El final fue feliz, pero no todo el día fue igual. Galletti, como casi todos, esperaba ser titular esa noche en la montaña. "No lo niego, estaba muy cabreado. Ahora no cambiaría lo que pasó, pero en el momento me sorprendió mucho. Aun así, sentía que iba a ir bien, no sé por qué. Abracé a Cani, que jugó en mi lugar, y recuerdo que Yordi me habló de la anterior final, con el Celta, en la que había hecho el último gol siendo suplente".

Pasada una hora de partido, Víctor Muñoz decidió sacar del campo a Dani para poner la frescura y la velocidad de Galletti. El delantero, autor del primer gol, se marchó protestando. No se esperaba salir de la final tan pronto. Pocos lo imaginaban. Pero el técnico aragonés iba a dar con la clave de la final, sin saber que apenas cinco minutos después Carmona Méndez iba a tratar de inclinar la final al expulsar a Cani. "Si lo expulsan antes, seguro que ni entro ese día", dice el Hueso, que recuerda que luego igualó el número y el juego al provocar la expulsión de Guti en el minuto 95. "Ahí se abrió el partido".

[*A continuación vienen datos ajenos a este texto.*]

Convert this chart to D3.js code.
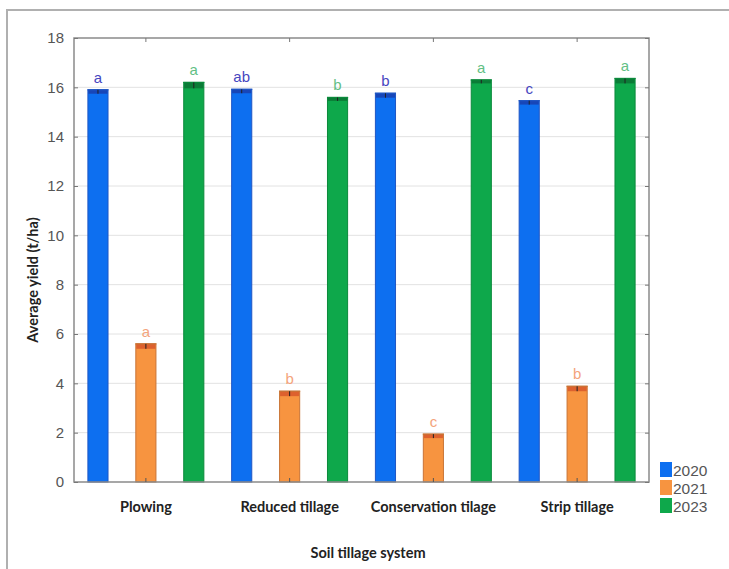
<!DOCTYPE html>
<html>
<head>
<meta charset="utf-8">
<script src="https://cdn.jsdelivr.net/npm/d3@7"></script>
<style>
  body { margin: 0; background: #fff; }
  svg { display: block; }
</style>
</head>
<body>
<svg id="chart" width="729" height="569"></svg>
<script>
// chart data
const systems = ['Plowing', 'Reduced tillage', 'Conservation tilage', 'Strip tillage'];
const years = ['2020', '2021', '2023'];
const yield2020 = [15.82, 15.84, 15.67, 15.38];
const yield2021 = [5.50, 3.58, 1.86, 3.78];
const yield2023 = [16.08, 15.52, 16.23, 16.26];
const err2020 = [0.08, 0.08, 0.09, 0.08];
const err2021 = [0.10, 0.10, 0.08, 0.10];
const err2023 = [0.12, 0.07, 0.07, 0.10];
const letters2020 = ['a', 'ab', 'b', 'c'];
const letters2021 = ['a', 'b', 'c', 'b'];
const letters2023 = ['a', 'b', 'a', 'a'];
const yTicks = [0, 2, 4, 6, 8, 10, 12, 14, 16, 18];

const seriesValues = [yield2020, yield2021, yield2023];
const seriesErr = [err2020, err2021, err2023];
const seriesLetters = [letters2020, letters2021, letters2023];

// colours per year: fill, outline, error band, letter
const fills = ['#0d6ff0', '#f79440', '#0ea84b'];
const outlines = ['#1f56c4', '#c97436', '#0b8a3c'];
const errFills = ['#1a3fae', '#d8582c', '#0a7434'];
const letterColors = ['#4646c0', '#f4a47c', '#63bf85'];

const svg = d3.select('#chart');

// outer frame of the figure
svg.append('rect')
  .attr('x', 7).attr('y', 10)
  .attr('width', 760).attr('height', 600)
  .attr('fill', 'none')
  .attr('stroke', '#b0b0b0')
  .attr('stroke-width', 2);

const plot = { left: 74, top: 38, right: 649, bottom: 482 };

const x0 = d3.scaleBand()
  .domain(systems)
  .range([plot.left, plot.right]);

const x1 = d3.scaleBand()
  .domain(years)
  .range([0, x0.bandwidth()])
  .paddingInner(0.58)
  .paddingOuter(0.29);

const y = d3.scaleLinear()
  .domain([0, 18])
  .range([plot.bottom, plot.top]);

// gridlines
svg.append('g')
  .selectAll('line')
  .data(yTicks.slice(1, -1))
  .enter().append('line')
  .attr('x1', plot.left).attr('x2', plot.right)
  .attr('y1', d => y(d)).attr('y2', d => y(d))
  .attr('stroke', '#e2e2e2')
  .attr('stroke-width', 1);

// bars
const rows = [];
systems.forEach((s, i) => {
  years.forEach((yr, j) => {
    rows.push({
      system: s, year: yr, j: j,
      value: seriesValues[j][i],
      err: seriesErr[j][i],
      letter: seriesLetters[j][i]
    });
  });
});

const barG = svg.append('g');

barG.selectAll('.bar')
  .data(rows)
  .enter().append('rect')
  .attr('class', 'bar')
  .attr('x', d => x0(d.system) + x1(d.year))
  .attr('y', d => y(d.value + d.err))
  .attr('width', x1.bandwidth())
  .attr('height', d => y(0) - y(d.value + d.err))
  .attr('fill', d => fills[d.j])
  .attr('stroke', d => outlines[d.j])
  .attr('stroke-width', 1);

// error band at the top of each bar
barG.selectAll('.err')
  .data(rows)
  .enter().append('rect')
  .attr('class', 'err')
  .attr('x', d => x0(d.system) + x1(d.year) + 0.5)
  .attr('y', d => y(d.value + d.err))
  .attr('width', x1.bandwidth() - 1)
  .attr('height', d => y(d.value - d.err) - y(d.value + d.err))
  .attr('fill', d => errFills[d.j])
  .attr('opacity', 0.85);

// error caps
barG.selectAll('.cap')
  .data(rows)
  .enter().append('line')
  .attr('class', 'cap')
  .attr('x1', d => x0(d.system) + x1(d.year) - 0.5)
  .attr('x2', d => x0(d.system) + x1(d.year) + x1.bandwidth() + 0.5)
  .attr('y1', d => y(d.value + d.err))
  .attr('y2', d => y(d.value + d.err))
  .attr('stroke', d => outlines[d.j])
  .attr('stroke-width', 1.2);

barG.selectAll('.whisk')
  .data(rows)
  .enter().append('line')
  .attr('class', 'whisk')
  .attr('x1', d => x0(d.system) + x1(d.year) + x1.bandwidth() / 2)
  .attr('x2', d => x0(d.system) + x1(d.year) + x1.bandwidth() / 2)
  .attr('y1', d => y(d.value + d.err))
  .attr('y2', d => y(d.value - d.err))
  .attr('stroke', '#222')
  .attr('stroke-width', 1);

// significance letters
barG.selectAll('.letter')
  .data(rows)
  .enter().append('text')
  .attr('class', 'letter')
  .attr('x', d => x0(d.system) + x1(d.year) + x1.bandwidth() / 2)
  .attr('y', d => y(d.value + d.err) - 7)
  .attr('text-anchor', 'middle')
  .style('font-family', '"Liberation Sans", Arial, sans-serif')
  .style('font-size', '15px')
  .attr('fill', d => letterColors[d.j])
  .text(d => d.letter);

// plot frame
svg.append('rect')
  .attr('x', plot.left).attr('y', plot.top)
  .attr('width', plot.right - plot.left)
  .attr('height', plot.bottom - plot.top)
  .attr('fill', 'none')
  .attr('stroke', '#8a8a8a')
  .attr('stroke-width', 1.5);

// y axis (ticks inward on both sides)
const yAxis = d3.axisLeft(y).tickValues(yTicks).tickSize(-4).tickPadding(10);
const yG = svg.append('g')
  .attr('transform', `translate(${plot.left},0)`)
  .call(yAxis);
yG.select('.domain').remove();
yG.selectAll('line').attr('stroke', '#777');
yG.selectAll('text')
  .style('font-family', '"Liberation Sans", Arial, sans-serif')
  .style('font-size', '15px')
  .attr('fill', '#555');

const yR = svg.append('g')
  .attr('transform', `translate(${plot.right},0)`)
  .call(d3.axisRight(y).tickValues(yTicks).tickSize(-4).tickFormat(''));
yR.select('.domain').remove();
yR.selectAll('line').attr('stroke', '#777');

// x axis
const xAxis = d3.axisBottom(x0).tickSize(-4).tickPadding(20);
const xG = svg.append('g')
  .attr('transform', `translate(0,${plot.bottom})`)
  .call(xAxis);
xG.select('.domain').remove();
xG.selectAll('line').attr('stroke', '#555');
xG.selectAll('text')
  .style('font-family', 'Lato, "Open Sans", sans-serif')
  .style('font-weight', 'bold')
  .style('font-size', '14.5px')
  .attr('fill', '#222');

const xT = svg.append('g')
  .attr('transform', `translate(0,${plot.top})`)
  .call(d3.axisTop(x0).tickSize(-4).tickFormat(''));
xT.select('.domain').remove();
xT.selectAll('line').attr('stroke', '#777');

// axis titles
svg.append('text')
  .attr('x', 368)
  .attr('y', 558)
  .attr('text-anchor', 'middle')
  .style('font-family', 'Lato, "Open Sans", sans-serif')
  .style('font-weight', 'bold')
  .style('font-size', '14.5px')
  .attr('fill', '#222')
  .text('Soil tillage system');

svg.append('text')
  .attr('transform', 'translate(38,280) rotate(-90)')
  .attr('text-anchor', 'middle')
  .style('font-family', 'Lato, "Open Sans", sans-serif')
  .style('font-weight', 'bold')
  .style('font-size', '14.5px')
  .attr('fill', '#222')
  .text('Average yield (t/ha)');

// legend
const legend = svg.append('g').attr('transform', 'translate(660,462)');
years.forEach((yr, i) => {
  legend.append('rect')
    .attr('x', 0)
    .attr('y', i * 18)
    .attr('width', 12)
    .attr('height', 15)
    .attr('fill', fills[i]);
  legend.append('text')
    .attr('x', 13)
    .attr('y', i * 18 + 13.5)
    .text(yr)
    .style('font-family', '"Liberation Sans", Arial, sans-serif')
    .style('font-size', '15.5px')
    .attr('fill', '#555');
});
</script>
</body>
</html>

"Por suerte, los imposibles no existen, y más en el fútbol". La frase la dijo el argentino hace años. La repite cada vez que habla de esa final, en la que sigue sin explicarse por qué tan pocos creían que el Zaragoza tenía una oportunidad. La cogió cuando engatilló en el minuto 111 el balón de la gloria. Entonces se echó a correr con la mano detrás de la oreja. "Los hinchas estaban enloquecidos, pero yo les quería oír gritar más y más. Encima me tocó de frente todo el festejo de la grada del Zaragoza. Vas viendo toda la película de esa final y de esa copa y es un broche impresionante."

Faltaban 10 minutos de sufrimiento, que fueron los que sirvieron a Láinez para resarcirse con un paradón. "Cuando sacó César ese balón a Zidane, pensé: 'Ya está'". Estaba. Quedaba la gloria.